## Task details
Drop every picture. Then return, exactly, the lines from the beginning of the listing below through the one containing "(0,0) rectangle (675,465);".

## Records provided
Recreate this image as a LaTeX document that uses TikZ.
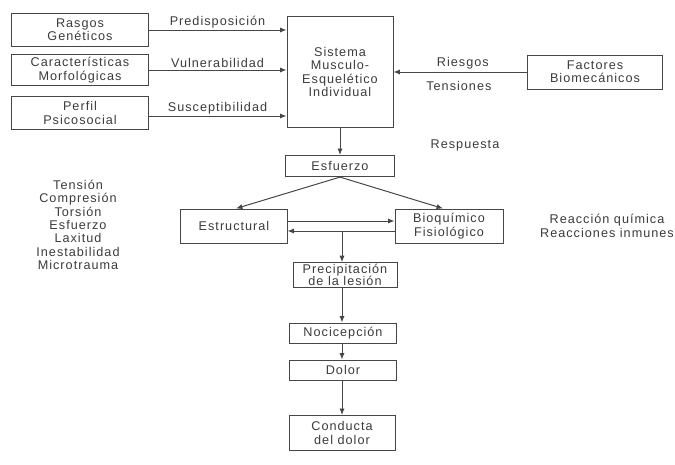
\documentclass[tikz,border=0pt]{standalone}
\usepackage{fontspec}
\setmainfont{Liberation Sans}[LetterSpace=8]
\usetikzlibrary{arrows.meta,positioning,calc}
\definecolor{linegray}{RGB}{70,70,70}
\definecolor{textgray}{RGB}{60,60,60}
\begin{document}
\begin{tikzpicture}[x=0.025cm, y=-0.025cm,
  box/.style={draw=linegray, fill=white, line width=0.7pt, align=center,
    inner sep=1pt, text=textgray, font=\fontsize{9}{9.5}\selectfont},
  arrow/.style={-{Latex[length=1.6mm,width=1.3mm]}, line width=0.7pt, draw=linegray},
  label/.style={text=textgray, font=\fontsize{9}{9.5}\selectfont, align=center, inner sep=1pt}
]
\useasboundingbox[fill=white] (0,0) rectangle (675,465);

\node[box, minimum width=3.4cm, minimum height=0.83cm] (gen) at (80,30) {Rasgos\\Genéticos};
\node[box, minimum width=3.4cm, minimum height=0.78cm] (morf) at (80,70) {Características\\Morfológicas};
\node[box, minimum width=3.4cm, minimum height=0.83cm] (psico) at (80,113) {Perfil\\Psicosocial};
\node[box, minimum width=2.65cm, minimum height=2.75cm] (sis) at (340,72) {Sistema\\Musculo-\\Esquelético\\Individual};
\node[box, minimum width=3.38cm, minimum height=0.85cm] (fact) at (595,72) {Factores\\Biomecánicos};

\draw[arrow] (gen.east) -- (gen.east -| sis.west) node[label, midway, above] {Predisposición};
\draw[arrow] (morf.east) -- (morf.east -| sis.west) node[label, midway, above] {Vulnerabilidad};
\draw[arrow] ([yshift=-0.075cm]psico.east) -- ([yshift=-0.075cm]psico.east -| sis.west) node[label, midway, above] {Susceptibilidad};
\draw[arrow] (fact.west) -- (fact.west -| sis.east)
  node[label, pos=0.48, above=1pt] {Riesgos}
  node[label, pos=0.51, below=5pt] {Tensiones};

\node[box, minimum width=2.72cm, minimum height=0.53cm] (esf) at (340,166) {Esfuerzo};
\draw[arrow] (sis.south) -- (esf.north);
\node[label] (resp) at (465,145) {Respuesta};

\node[box, minimum width=2.65cm, minimum height=0.85cm] (est) at (234,226) {Estructural};
\node[box, minimum width=2.7cm, minimum height=0.85cm] (bioq) at (449,226) {Bioquímico\\Fisiológico};
\draw[arrow] (esf.south) -- ([xshift=0.05cm]est.north);
\draw[arrow] (esf.south) -- ([xshift=-0.15cm]bioq.north);
\draw[arrow] ([yshift=0.125cm]est.east) -- ([yshift=0.125cm]bioq.west);
\draw[arrow] ([yshift=-0.125cm]bioq.west) -- ([yshift=-0.125cm]est.east);

\node[label] (mech) at (78,225) {Tensión\\Compresión\\Torsión\\Esfuerzo\\Laxitud\\Inestabilidad\\Microtrauma};
\node[label] (chem) at (607,226) {Reacción química\\Reacciones inmunes};

\coordinate (split) at (342,231);
\node[box, minimum width=2.6cm, minimum height=0.62cm] (prec) at (345,275) {Precipitación\\[-1pt]de la lesión};
\node[box, minimum width=2.68cm, minimum height=0.5cm] (noci) at (343,333) {Nocicepción};
\node[box, minimum width=2.68cm, minimum height=0.5cm] (dolor) at (343,370) {Dolor};
\node[box, minimum width=2.65cm, minimum height=0.88cm] (cond) at (342,433) {Conducta\\del dolor};

\draw[arrow] (split) -- (split |- prec.north);
\draw[arrow] (prec.south -| split) -- (split |- noci.north);
\draw[arrow] (noci.south -| split) -- (split |- dolor.north);
\draw[arrow] (dolor.south -| split) -- (split |- cond.north);
\end{tikzpicture}
\end{document}
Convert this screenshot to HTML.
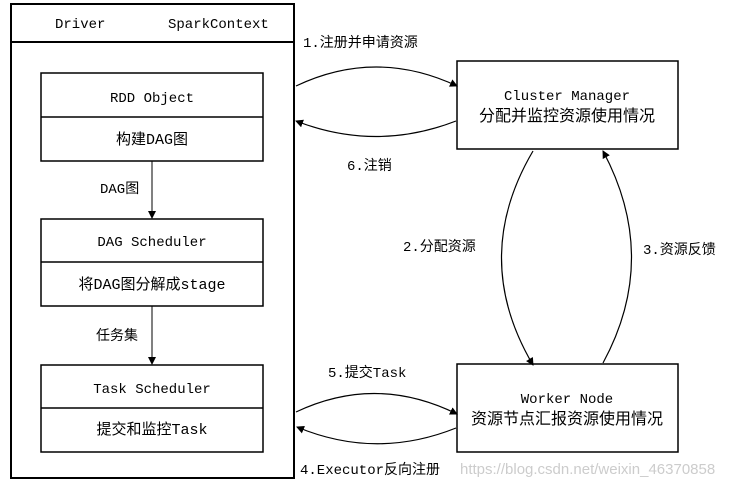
<!DOCTYPE html>
<html><head><meta charset="utf-8"><style>
body{margin:0;background:#fff;}
svg text{font-family:"Liberation Mono","Noto Sans CJK SC",monospace;font-size:14px;fill:#000;}
</style></head><body>
<svg width="739" height="487" viewBox="0 0 739 487" xmlns="http://www.w3.org/2000/svg">
<defs><marker id="a" markerWidth="8" markerHeight="8" refX="7" refY="4" orient="auto" markerUnits="userSpaceOnUse"><path d="M0,0 L8,4 L0,8 z" fill="#000"/></marker></defs>
<g fill="none" stroke="#000">
<rect x="11" y="4" width="283" height="474" stroke-width="2"/>
<line x1="11" y1="42" x2="294" y2="42" stroke-width="2"/>
<rect x="41" y="73" width="222" height="88" stroke-width="1.5"/>
<line x1="41" y1="117" x2="263" y2="117" stroke-width="1.5"/>
<rect x="41" y="219" width="222" height="87" stroke-width="1.5"/>
<line x1="41" y1="262" x2="263" y2="262" stroke-width="1.5"/>
<rect x="41" y="365" width="222" height="87" stroke-width="1.5"/>
<line x1="41" y1="408" x2="263" y2="408" stroke-width="1.5"/>
<line x1="152" y1="161" x2="152" y2="218" marker-end="url(#a)"/>
<line x1="152" y1="306" x2="152" y2="364" marker-end="url(#a)"/>
<rect x="457" y="61" width="221" height="88" stroke-width="1.5"/>
<rect x="457" y="364" width="221" height="88" stroke-width="1.5"/>
<path d="M296,86 Q376,48 457,86" marker-end="url(#a)" stroke-width="1.2"/>
<path d="M456,121 Q376,152 296,121" marker-end="url(#a)" stroke-width="1.2"/>
<path d="M533,151 Q470,258 533,365" marker-end="url(#a)" stroke-width="1.2"/>
<path d="M603,363 Q660,258 603,151" marker-end="url(#a)" stroke-width="1.2"/>
<path d="M296,412 Q376,374 457,414" marker-end="url(#a)" stroke-width="1.2"/>
<path d="M456,428 Q376,460 297,427" marker-end="url(#a)" stroke-width="1.2"/>
</g>
<text x="55" y="28">Driver</text>
<text x="168" y="28">SparkContext</text>
<text x="152" y="102" text-anchor="middle">RDD Object</text>
<text x="152" y="144" text-anchor="middle" style="font-size:15px">构建DAG图</text>
<text x="100" y="193">DAG图</text>
<text x="152" y="246" text-anchor="middle">DAG Scheduler</text>
<text x="152" y="289" text-anchor="middle" style="font-size:15px">将DAG图分解成stage</text>
<text x="96" y="340">任务集</text>
<text x="152" y="393" text-anchor="middle">Task Scheduler</text>
<text x="152" y="434" text-anchor="middle" style="font-size:15px">提交和监控Task</text>
<text x="567" y="100" text-anchor="middle">Cluster Manager</text>
<text x="567" y="121" text-anchor="middle" style="font-size:16px">分配并监控资源使用情况</text>
<text x="567" y="403" text-anchor="middle">Worker Node</text>
<text x="567" y="424" text-anchor="middle" style="font-size:16px">资源节点汇报资源使用情况</text>
<text x="303" y="47">1.注册并申请资源</text>
<text x="347" y="170">6.注销</text>
<text x="403" y="251">2.分配资源</text>
<text x="643" y="254">3.资源反馈</text>
<text x="328" y="377">5.提交Task</text>
<text x="300" y="474">4.Executor反向注册</text>
<text x="460" y="474" style="font-family:'Liberation Sans',sans-serif;font-size:15px;fill:#ccc">https://blog.csdn.net/weixin_46370858</text>
</svg>
</body></html>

## Solution for this exercise
Recreate this image as a LaTeX document that uses TikZ.
\documentclass[tikz,border=0pt]{standalone}
\usepackage{fontspec}
\setmainfont{Liberation Sans}[LetterSpace=8]
\usetikzlibrary{arrows.meta,positioning,calc}
\definecolor{linegray}{RGB}{70,70,70}
\definecolor{textgray}{RGB}{60,60,60}
\begin{document}
\begin{tikzpicture}[x=0.025cm, y=-0.025cm,
  box/.style={draw=linegray, fill=white, line width=0.7pt, align=center,
    inner sep=1pt, text=textgray, font=\fontsize{9}{9.5}\selectfont},
  arrow/.style={-{Latex[length=1.6mm,width=1.3mm]}, line width=0.7pt, draw=linegray},
  label/.style={text=textgray, font=\fontsize{9}{9.5}\selectfont, align=center, inner sep=1pt}
]
\useasboundingbox[fill=white] (0,0) rectangle (675,465);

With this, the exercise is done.